**Raw data**:
========================

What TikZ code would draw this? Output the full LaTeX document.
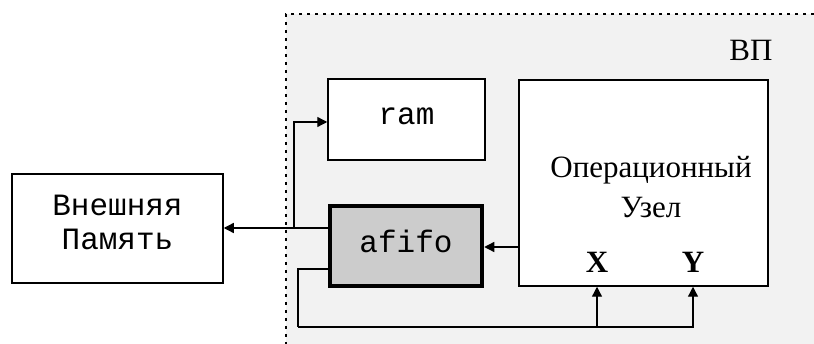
\documentclass[tikz,border=0pt]{standalone}
\usepackage{fontspec}
\setmainfont{Liberation Serif}
\setmonofont{Liberation Mono}
\usetikzlibrary{arrows.meta}
\definecolor{zonefill}{HTML}{F2F2F2}
\definecolor{fifofill}{HTML}{CCCCCC}
\begin{document}
\begin{tikzpicture}[x=1pt,y=-1pt,
  box/.style={draw,line width=1.5pt,fill=white,inner sep=0pt,anchor=center},
  monotext/.style={font=\fontsize{31}{34}\selectfont\ttfamily,align=center},
  serif/.style={font=\fontsize{31}{40}\selectfont,align=center},
  port/.style={font=\fontsize{31}{34}\selectfont\bfseries},
  wire/.style={line width=1.3pt},
  arr/.style={wire,-{Triangle[length=10pt,width=10pt]}}]
\useasboundingbox (0,0) rectangle (814,344);
% processor zone
\fill[zonefill] (286,14) rectangle (814,344);
\draw[line width=2.2pt,dash pattern=on 3pt off 5pt] (814,14) -- (286,14) -- (286,344);
\node[serif] (vp) at (751,50) {ВП};
% blocks
\node[box,minimum width=157pt,minimum height=81pt] (ram) at (406.5,119.5) {};
\node[monotext] at (406.5,116) {ram};
\node[box,minimum width=249pt,minimum height=206pt] (op) at (643.5,183) {};
\node[serif] (optext) at (651,187) {Операционный\\Узел};
\node[port] (px) at (597,262) {X};
\node[port] (py) at (693,262) {Y};
\node[box,fill=fifofill,line width=4.5pt,minimum width=152pt,minimum height=80pt] (afifo) at (406,246) {};
\node[monotext] at (406,241) {afifo};
\node[box,minimum width=211pt,minimum height=109pt] (ext) at (117.5,228.5) {};
\node[monotext] at (117.5,222) {Внешняя\\Память};
% connection points
\coordinate (fifoOut) at (328,228);
\coordinate (branch) at (294,228);
\coordinate (ramIn) at (294,122);
\coordinate (fbOut) at (328,269);
\coordinate (fbCorner) at (298,327);
% connectors
\draw[arr] (fifoOut) -- (ext.east |- fifoOut);
\draw[arr] (branch) -- (ramIn) -- (ram.west |- ramIn);
\draw[arr] (op.west |- 0,247) -- (afifo.east |- 0,247);
\draw[wire] (fbOut) -- (fbCorner |- fbOut) -- (fbCorner);
\draw[arr] (fbCorner) -- (693,327) -- (op.south -| py);
\draw[arr] (597,327) -- (op.south -| px);
\end{tikzpicture}
\end{document}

========================

**Exercise**: Please write out all the data again word for word, but not the pictures.

**Expected answer**:
What TikZ code would draw this? Output the full LaTeX document.
\documentclass[tikz,border=0pt]{standalone}
\usepackage{fontspec}
\setmainfont{Liberation Serif}
\setmonofont{Liberation Mono}
\usetikzlibrary{arrows.meta}
\definecolor{zonefill}{HTML}{F2F2F2}
\definecolor{fifofill}{HTML}{CCCCCC}
\begin{document}
\begin{tikzpicture}[x=1pt,y=-1pt,
  box/.style={draw,line width=1.5pt,fill=white,inner sep=0pt,anchor=center},
  monotext/.style={font=\fontsize{31}{34}\selectfont\ttfamily,align=center},
  serif/.style={font=\fontsize{31}{40}\selectfont,align=center},
  port/.style={font=\fontsize{31}{34}\selectfont\bfseries},
  wire/.style={line width=1.3pt},
  arr/.style={wire,-{Triangle[length=10pt,width=10pt]}}]
\useasboundingbox (0,0) rectangle (814,344);
% processor zone
\fill[zonefill] (286,14) rectangle (814,344);
\draw[line width=2.2pt,dash pattern=on 3pt off 5pt] (814,14) -- (286,14) -- (286,344);
\node[serif] (vp) at (751,50) {ВП};
% blocks
\node[box,minimum width=157pt,minimum height=81pt] (ram) at (406.5,119.5) {};
\node[monotext] at (406.5,116) {ram};
\node[box,minimum width=249pt,minimum height=206pt] (op) at (643.5,183) {};
\node[serif] (optext) at (651,187) {Операционный\\Узел};
\node[port] (px) at (597,262) {X};
\node[port] (py) at (693,262) {Y};
\node[box,fill=fifofill,line width=4.5pt,minimum width=152pt,minimum height=80pt] (afifo) at (406,246) {};
\node[monotext] at (406,241) {afifo};
\node[box,minimum width=211pt,minimum height=109pt] (ext) at (117.5,228.5) {};
\node[monotext] at (117.5,222) {Внешняя\\Память};
% connection points
\coordinate (fifoOut) at (328,228);
\coordinate (branch) at (294,228);
\coordinate (ramIn) at (294,122);
\coordinate (fbOut) at (328,269);
\coordinate (fbCorner) at (298,327);
% connectors
\draw[arr] (fifoOut) -- (ext.east |- fifoOut);
\draw[arr] (branch) -- (ramIn) -- (ram.west |- ramIn);
\draw[arr] (op.west |- 0,247) -- (afifo.east |- 0,247);
\draw[wire] (fbOut) -- (fbCorner |- fbOut) -- (fbCorner);
\draw[arr] (fbCorner) -- (693,327) -- (op.south -| py);
\draw[arr] (597,327) -- (op.south -| px);
\end{tikzpicture}
\end{document}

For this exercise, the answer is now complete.